- [Set problem] Begin with the first line of the material and write out each line exactly, ending with the line that contains "4.0, 4.5, 4.4];". Pictures are not part of the copy.

- [Collected material]
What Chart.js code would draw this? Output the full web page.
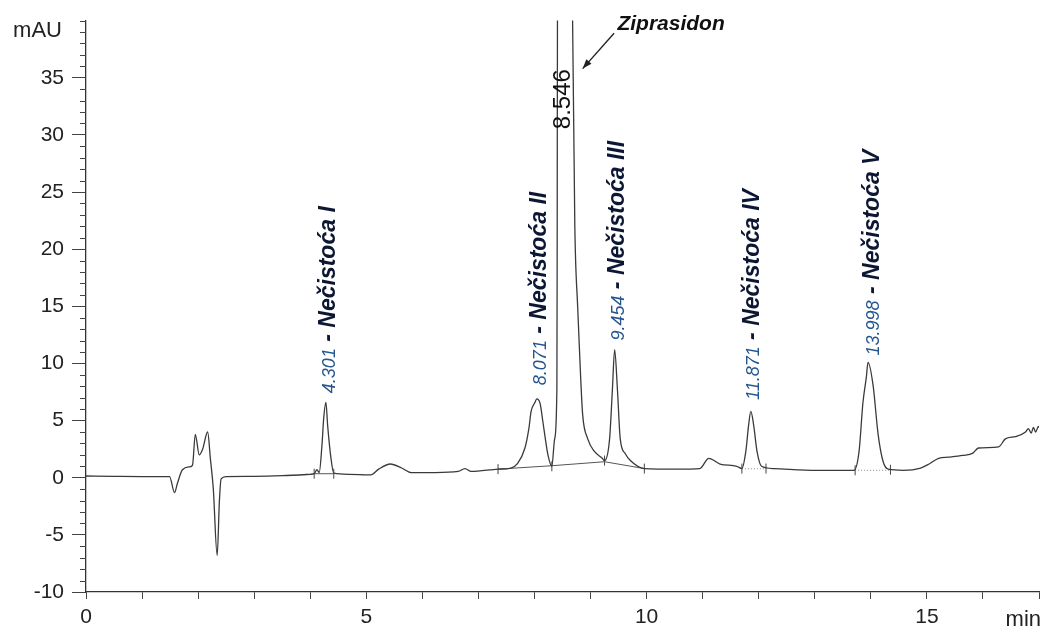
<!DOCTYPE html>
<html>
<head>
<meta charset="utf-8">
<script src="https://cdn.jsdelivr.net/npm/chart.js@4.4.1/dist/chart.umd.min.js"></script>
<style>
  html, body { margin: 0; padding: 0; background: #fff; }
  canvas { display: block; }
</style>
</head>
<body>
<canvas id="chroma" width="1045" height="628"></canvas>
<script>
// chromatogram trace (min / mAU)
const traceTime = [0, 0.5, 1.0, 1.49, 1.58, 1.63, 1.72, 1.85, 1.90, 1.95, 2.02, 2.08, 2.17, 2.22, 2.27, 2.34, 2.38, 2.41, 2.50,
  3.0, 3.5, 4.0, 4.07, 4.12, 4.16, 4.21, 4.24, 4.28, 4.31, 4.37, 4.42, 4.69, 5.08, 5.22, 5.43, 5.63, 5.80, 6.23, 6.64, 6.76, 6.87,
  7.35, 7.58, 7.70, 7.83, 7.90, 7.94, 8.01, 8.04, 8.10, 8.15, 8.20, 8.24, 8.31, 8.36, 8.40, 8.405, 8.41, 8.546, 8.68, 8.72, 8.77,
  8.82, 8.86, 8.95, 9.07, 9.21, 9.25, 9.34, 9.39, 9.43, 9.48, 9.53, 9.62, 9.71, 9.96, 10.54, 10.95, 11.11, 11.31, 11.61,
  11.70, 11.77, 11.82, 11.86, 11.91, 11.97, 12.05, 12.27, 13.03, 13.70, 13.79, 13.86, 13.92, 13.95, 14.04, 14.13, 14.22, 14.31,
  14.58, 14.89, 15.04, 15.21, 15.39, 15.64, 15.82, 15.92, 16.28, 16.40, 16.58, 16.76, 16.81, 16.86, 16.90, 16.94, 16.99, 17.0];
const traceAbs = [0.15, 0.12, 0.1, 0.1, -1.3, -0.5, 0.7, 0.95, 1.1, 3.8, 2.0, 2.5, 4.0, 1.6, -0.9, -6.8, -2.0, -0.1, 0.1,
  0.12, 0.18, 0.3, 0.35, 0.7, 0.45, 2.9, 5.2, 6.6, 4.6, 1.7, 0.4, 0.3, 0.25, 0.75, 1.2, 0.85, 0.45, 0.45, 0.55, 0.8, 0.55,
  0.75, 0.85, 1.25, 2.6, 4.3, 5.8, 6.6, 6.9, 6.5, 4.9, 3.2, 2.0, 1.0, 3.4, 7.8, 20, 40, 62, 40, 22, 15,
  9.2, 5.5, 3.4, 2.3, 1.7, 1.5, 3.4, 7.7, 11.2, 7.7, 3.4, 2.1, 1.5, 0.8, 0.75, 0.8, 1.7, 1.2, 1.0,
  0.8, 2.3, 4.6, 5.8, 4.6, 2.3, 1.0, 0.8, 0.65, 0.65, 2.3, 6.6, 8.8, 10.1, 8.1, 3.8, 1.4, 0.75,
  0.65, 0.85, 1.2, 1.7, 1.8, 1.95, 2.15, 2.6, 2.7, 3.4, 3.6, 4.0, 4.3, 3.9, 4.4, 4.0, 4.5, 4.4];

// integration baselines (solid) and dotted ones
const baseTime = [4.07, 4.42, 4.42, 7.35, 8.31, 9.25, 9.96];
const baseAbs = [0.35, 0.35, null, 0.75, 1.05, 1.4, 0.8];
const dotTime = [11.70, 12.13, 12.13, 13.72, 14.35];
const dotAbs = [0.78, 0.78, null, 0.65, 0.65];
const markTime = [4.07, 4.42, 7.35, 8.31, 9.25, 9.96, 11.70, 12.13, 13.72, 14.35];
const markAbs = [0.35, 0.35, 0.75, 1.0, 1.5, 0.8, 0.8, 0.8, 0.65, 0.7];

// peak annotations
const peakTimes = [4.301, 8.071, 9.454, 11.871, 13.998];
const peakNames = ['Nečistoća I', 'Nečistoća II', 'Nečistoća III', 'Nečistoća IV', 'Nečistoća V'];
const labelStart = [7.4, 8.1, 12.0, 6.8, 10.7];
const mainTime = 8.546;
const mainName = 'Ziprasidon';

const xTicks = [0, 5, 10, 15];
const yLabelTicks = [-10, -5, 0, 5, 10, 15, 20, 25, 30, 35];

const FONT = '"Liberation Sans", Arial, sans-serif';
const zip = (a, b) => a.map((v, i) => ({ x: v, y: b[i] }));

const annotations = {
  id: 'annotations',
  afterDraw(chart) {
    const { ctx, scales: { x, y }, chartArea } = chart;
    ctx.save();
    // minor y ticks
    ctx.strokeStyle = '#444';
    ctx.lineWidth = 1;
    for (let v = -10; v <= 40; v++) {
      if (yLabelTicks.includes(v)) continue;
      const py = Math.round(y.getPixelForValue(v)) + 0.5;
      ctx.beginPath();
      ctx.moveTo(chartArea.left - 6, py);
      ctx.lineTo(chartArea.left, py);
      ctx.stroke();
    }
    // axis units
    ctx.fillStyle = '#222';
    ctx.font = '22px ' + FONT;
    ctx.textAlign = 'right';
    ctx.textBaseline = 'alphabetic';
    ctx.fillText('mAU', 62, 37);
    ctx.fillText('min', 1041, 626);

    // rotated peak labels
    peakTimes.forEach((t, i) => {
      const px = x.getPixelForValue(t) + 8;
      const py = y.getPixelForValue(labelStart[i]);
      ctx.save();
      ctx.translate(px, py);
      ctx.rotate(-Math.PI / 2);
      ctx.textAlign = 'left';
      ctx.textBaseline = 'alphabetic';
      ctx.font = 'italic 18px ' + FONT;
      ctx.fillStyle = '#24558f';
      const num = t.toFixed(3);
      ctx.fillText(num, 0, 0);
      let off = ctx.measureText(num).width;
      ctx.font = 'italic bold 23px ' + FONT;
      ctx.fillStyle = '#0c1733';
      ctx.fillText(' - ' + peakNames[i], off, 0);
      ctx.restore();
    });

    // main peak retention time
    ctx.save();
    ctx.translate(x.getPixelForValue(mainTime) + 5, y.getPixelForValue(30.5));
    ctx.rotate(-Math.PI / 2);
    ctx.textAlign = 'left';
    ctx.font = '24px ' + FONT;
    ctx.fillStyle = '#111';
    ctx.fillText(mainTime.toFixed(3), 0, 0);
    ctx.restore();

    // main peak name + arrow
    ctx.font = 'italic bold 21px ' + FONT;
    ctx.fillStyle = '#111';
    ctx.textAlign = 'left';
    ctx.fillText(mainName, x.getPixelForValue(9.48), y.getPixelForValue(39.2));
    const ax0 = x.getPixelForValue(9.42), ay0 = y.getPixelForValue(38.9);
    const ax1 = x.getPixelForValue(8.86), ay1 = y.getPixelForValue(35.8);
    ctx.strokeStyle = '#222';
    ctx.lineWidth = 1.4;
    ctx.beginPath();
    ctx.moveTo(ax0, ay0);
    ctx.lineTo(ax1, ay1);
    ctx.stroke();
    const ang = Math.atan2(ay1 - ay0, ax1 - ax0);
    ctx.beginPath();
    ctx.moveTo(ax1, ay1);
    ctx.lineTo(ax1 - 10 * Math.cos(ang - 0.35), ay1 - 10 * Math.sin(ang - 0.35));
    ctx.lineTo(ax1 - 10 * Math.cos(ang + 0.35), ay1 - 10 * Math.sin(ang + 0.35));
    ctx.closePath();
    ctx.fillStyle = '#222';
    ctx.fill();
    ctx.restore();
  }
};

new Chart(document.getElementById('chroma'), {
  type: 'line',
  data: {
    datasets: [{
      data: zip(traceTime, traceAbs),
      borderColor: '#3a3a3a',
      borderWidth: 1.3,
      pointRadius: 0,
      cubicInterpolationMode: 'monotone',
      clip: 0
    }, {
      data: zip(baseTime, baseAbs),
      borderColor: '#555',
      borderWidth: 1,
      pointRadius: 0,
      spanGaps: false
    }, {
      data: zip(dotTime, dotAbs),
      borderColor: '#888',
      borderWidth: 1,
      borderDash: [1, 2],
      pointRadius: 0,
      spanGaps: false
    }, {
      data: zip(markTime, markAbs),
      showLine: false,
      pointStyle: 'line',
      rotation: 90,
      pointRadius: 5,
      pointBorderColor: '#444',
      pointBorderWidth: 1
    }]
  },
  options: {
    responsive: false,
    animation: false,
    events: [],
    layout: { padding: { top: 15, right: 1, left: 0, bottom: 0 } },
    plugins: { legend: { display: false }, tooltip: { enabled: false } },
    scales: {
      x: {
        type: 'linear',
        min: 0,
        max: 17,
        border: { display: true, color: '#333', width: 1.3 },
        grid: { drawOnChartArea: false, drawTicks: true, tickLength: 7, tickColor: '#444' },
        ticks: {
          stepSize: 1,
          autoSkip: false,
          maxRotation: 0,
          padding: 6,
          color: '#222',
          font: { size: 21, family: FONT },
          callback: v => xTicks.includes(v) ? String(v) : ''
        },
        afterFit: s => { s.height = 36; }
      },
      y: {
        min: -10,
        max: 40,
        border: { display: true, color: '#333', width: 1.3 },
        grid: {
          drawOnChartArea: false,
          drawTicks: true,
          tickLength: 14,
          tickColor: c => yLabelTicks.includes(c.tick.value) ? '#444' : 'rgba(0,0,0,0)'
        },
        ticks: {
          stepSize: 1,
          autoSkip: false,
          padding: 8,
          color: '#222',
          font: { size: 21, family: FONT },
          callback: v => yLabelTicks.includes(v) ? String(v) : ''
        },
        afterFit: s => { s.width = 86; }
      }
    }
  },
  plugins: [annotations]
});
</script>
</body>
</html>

- [Final result]
What Chart.js code would draw this? Output the full web page.
<!DOCTYPE html>
<html>
<head>
<meta charset="utf-8">
<script src="https://cdn.jsdelivr.net/npm/chart.js@4.4.1/dist/chart.umd.min.js"></script>
<style>
  html, body { margin: 0; padding: 0; background: #fff; }
  canvas { display: block; }
</style>
</head>
<body>
<canvas id="chroma" width="1045" height="628"></canvas>
<script>
// chromatogram trace (min / mAU)
const traceTime = [0, 0.5, 1.0, 1.49, 1.58, 1.63, 1.72, 1.85, 1.90, 1.95, 2.02, 2.08, 2.17, 2.22, 2.27, 2.34, 2.38, 2.41, 2.50,
  3.0, 3.5, 4.0, 4.07, 4.12, 4.16, 4.21, 4.24, 4.28, 4.31, 4.37, 4.42, 4.69, 5.08, 5.22, 5.43, 5.63, 5.80, 6.23, 6.64, 6.76, 6.87,
  7.35, 7.58, 7.70, 7.83, 7.90, 7.94, 8.01, 8.04, 8.10, 8.15, 8.20, 8.24, 8.31, 8.36, 8.40, 8.405, 8.41, 8.546, 8.68, 8.72, 8.77,
  8.82, 8.86, 8.95, 9.07, 9.21, 9.25, 9.34, 9.39, 9.43, 9.48, 9.53, 9.62, 9.71, 9.96, 10.54, 10.95, 11.11, 11.31, 11.61,
  11.70, 11.77, 11.82, 11.86, 11.91, 11.97, 12.05, 12.27, 13.03, 13.70, 13.79, 13.86, 13.92, 13.95, 14.04, 14.13, 14.22, 14.31,
  14.58, 14.89, 15.04, 15.21, 15.39, 15.64, 15.82, 15.92, 16.28, 16.40, 16.58, 16.76, 16.81, 16.86, 16.90, 16.94, 16.99, 17.0];
const traceAbs = [0.15, 0.12, 0.1, 0.1, -1.3, -0.5, 0.7, 0.95, 1.1, 3.8, 2.0, 2.5, 4.0, 1.6, -0.9, -6.8, -2.0, -0.1, 0.1,
  0.12, 0.18, 0.3, 0.35, 0.7, 0.45, 2.9, 5.2, 6.6, 4.6, 1.7, 0.4, 0.3, 0.25, 0.75, 1.2, 0.85, 0.45, 0.45, 0.55, 0.8, 0.55,
  0.75, 0.85, 1.25, 2.6, 4.3, 5.8, 6.6, 6.9, 6.5, 4.9, 3.2, 2.0, 1.0, 3.4, 7.8, 20, 40, 62, 40, 22, 15,
  9.2, 5.5, 3.4, 2.3, 1.7, 1.5, 3.4, 7.7, 11.2, 7.7, 3.4, 2.1, 1.5, 0.8, 0.75, 0.8, 1.7, 1.2, 1.0,
  0.8, 2.3, 4.6, 5.8, 4.6, 2.3, 1.0, 0.8, 0.65, 0.65, 2.3, 6.6, 8.8, 10.1, 8.1, 3.8, 1.4, 0.75,
  0.65, 0.85, 1.2, 1.7, 1.8, 1.95, 2.15, 2.6, 2.7, 3.4, 3.6, 4.0, 4.3, 3.9, 4.4, 4.0, 4.5, 4.4];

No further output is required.